Despite the inherent volatility introduced by Iranian actions, the broader global supply-demand equation offers some degree of resilience. Current forecasts suggest that global oil supply is poised to exceed demand in the first half of this year, providing a theoretical buffer against minor disruptions. This surplus capacity implies that, in isolation, the disappearance of Iran’s 3.45 million b/d of exports might be absorbed by the market without triggering a catastrophic price spike, as some analysts suggest. However, this assessment hinges on the assumption that the disruption remains limited to Iran’s direct exports and does not cascade into wider regional instability.

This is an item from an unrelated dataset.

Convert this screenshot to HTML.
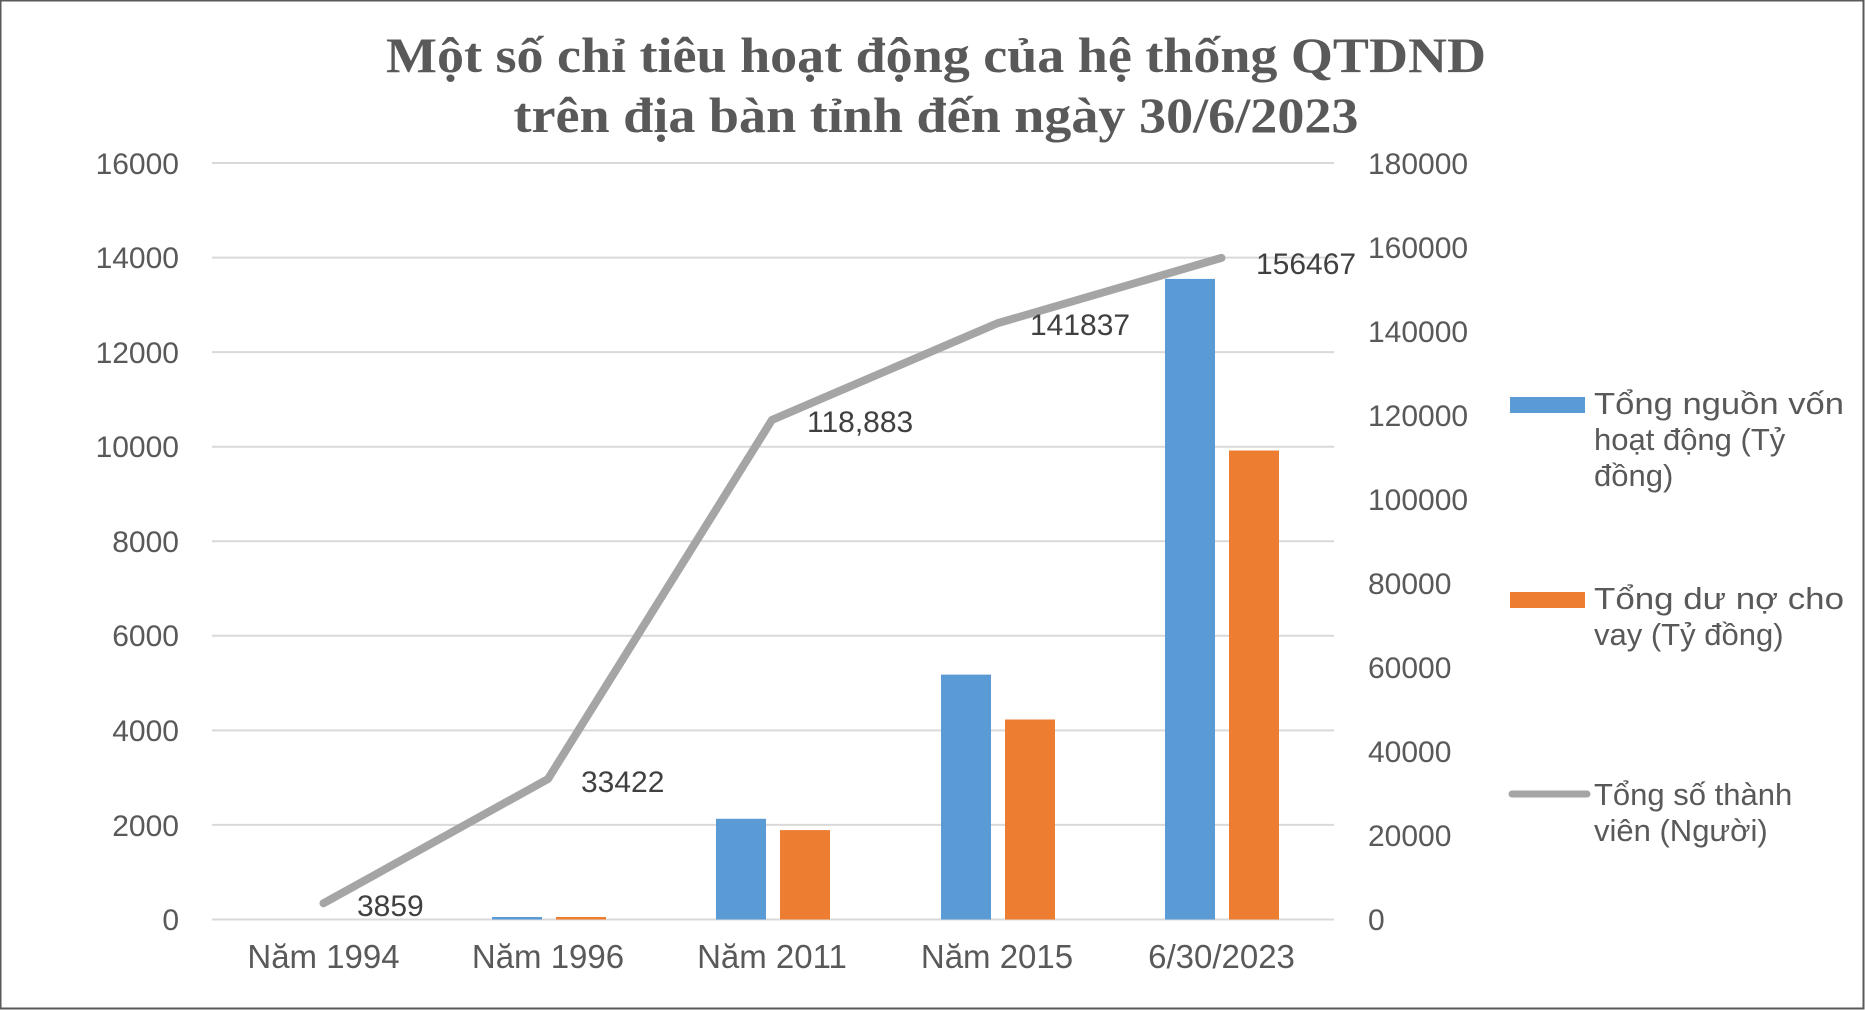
<!DOCTYPE html>
<html><head><meta charset="utf-8"><style>
html,body{margin:0;padding:0;background:#fff}
svg{display:block}
text{font-family:"Liberation Sans","DejaVu Sans",sans-serif;fill:#595959}
</style></head><body>
<svg width="1865" height="1010" viewBox="0 0 1865 1010" xmlns="http://www.w3.org/2000/svg">
<rect x="0.5" y="0.5" width="1863" height="1008" fill="#fff" stroke="#595959" stroke-width="2"/>
<g text-anchor="middle" font-weight="bold" font-size="50">
<text x="936" y="72" textLength="1100" lengthAdjust="spacingAndGlyphs" style="font-family:'Liberation Serif',serif">Một số chỉ tiêu hoạt động của hệ thống QTDND</text>
<text x="936" y="132" textLength="845" lengthAdjust="spacingAndGlyphs" style="font-family:'Liberation Serif',serif">trên địa bàn tỉnh đến ngày 30/6/2023</text>
</g>
<g stroke="#d9d9d9" stroke-width="2">
<line x1="212" x2="1334" y1="163" y2="163"/>
<line x1="212" x2="1334" y1="257.6" y2="257.6"/>
<line x1="212" x2="1334" y1="352.1" y2="352.1"/>
<line x1="212" x2="1334" y1="446.7" y2="446.7"/>
<line x1="212" x2="1334" y1="541.3" y2="541.3"/>
<line x1="212" x2="1334" y1="635.8" y2="635.8"/>
<line x1="212" x2="1334" y1="730.4" y2="730.4"/>
<line x1="212" x2="1334" y1="824.9" y2="824.9"/>
<line x1="212" x2="1334" y1="919.5" y2="919.5"/>
</g>
<g font-size="30" text-anchor="end">
<text x="179" y="174">16000</text>
<text x="179" y="268">14000</text>
<text x="179" y="363">12000</text>
<text x="179" y="457">10000</text>
<text x="179" y="552">8000</text>
<text x="179" y="646">6000</text>
<text x="179" y="741">4000</text>
<text x="179" y="836">2000</text>
<text x="179" y="930">0</text>
</g>
<g font-size="30">
<text x="1368" y="174">180000</text>
<text x="1368" y="258">160000</text>
<text x="1368" y="342">140000</text>
<text x="1368" y="426">120000</text>
<text x="1368" y="510">100000</text>
<text x="1368" y="594">80000</text>
<text x="1368" y="678">60000</text>
<text x="1368" y="762">40000</text>
<text x="1368" y="846">20000</text>
<text x="1368" y="930">0</text>
</g>
<g fill="#5b9bd5">
<rect x="492" y="917" width="50" height="2.5"/>
<rect x="716" y="818.8" width="50" height="100.7"/>
<rect x="941" y="674.6" width="50" height="244.9"/>
<rect x="1165" y="278.9" width="50" height="640.6"/>
</g>
<g fill="#ed7d31">
<rect x="556" y="917" width="50" height="2.5"/>
<rect x="780" y="830.1" width="50" height="89.4"/>
<rect x="1005" y="719.5" width="50" height="200"/>
<rect x="1229" y="450.5" width="50" height="469"/>
</g>
<polyline points="323.5,903.3 548,779 772,419.9 997,323.4 1221.5,257.9" fill="none" stroke="#a5a5a5" stroke-width="8" stroke-linecap="round" stroke-linejoin="round"/>
<g font-size="30">
<text x="357" y="916" style="fill:#404040">3859</text>
<text x="581" y="792" style="fill:#404040">33422</text>
<text x="807" y="432" style="fill:#404040">118,883</text>
<text x="1030" y="335" style="fill:#404040">141837</text>
<text x="1256" y="274" style="fill:#404040">156467</text>
</g>
<g font-size="33" text-anchor="middle">
<text x="323.5" y="968">Năm 1994</text>
<text x="548" y="968">Năm 1996</text>
<text x="772" y="968">Năm 2011</text>
<text x="997" y="968">Năm 2015</text>
<text x="1221.5" y="968">6/30/2023</text>
</g>
<rect x="1510" y="397" width="75" height="16" fill="#5b9bd5"/>
<rect x="1510" y="592" width="75" height="16" fill="#ed7d31"/>
<line x1="1512" x2="1587" y1="794" y2="794" stroke="#a5a5a5" stroke-width="7" stroke-linecap="round"/>
<g font-size="31">
<text x="1594" y="414" textLength="250" lengthAdjust="spacingAndGlyphs">Tổng nguồn vốn</text>
<text x="1594" y="450">hoạt động (Tỷ</text>
<text x="1594" y="486">đồng)</text>
<text x="1594" y="609" textLength="250" lengthAdjust="spacingAndGlyphs">Tổng dư nợ cho</text>
<text x="1594" y="645">vay (Tỷ đồng)</text>
<text x="1594" y="805">Tổng số thành</text>
<text x="1594" y="841">viên (Người)</text>
</g>
</svg>
</body></html>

Iran itself possesses a significant vulnerability in its oil infrastructure: almost all of its crude exports flow through a single, critical export terminal at Kharg Island, located 15 miles offshore in deeper waters. While recent days have seen this terminal reportedly stepping up exports and draining inventories, an attack on such a centralized and vital piece of infrastructure, though challenging, could severely cripple Iran’s export capabilities. Such an event, while potentially manageable from a pure volume perspective for the global market, would undoubtedly trigger an intense escalation of regional tensions, pushing the risk back to the Strait of Hormuz and the broader security of Middle Eastern energy supplies. Investors must therefore distinguish between the direct impact of Iranian barrels and the far greater systemic risk posed by regional conflict.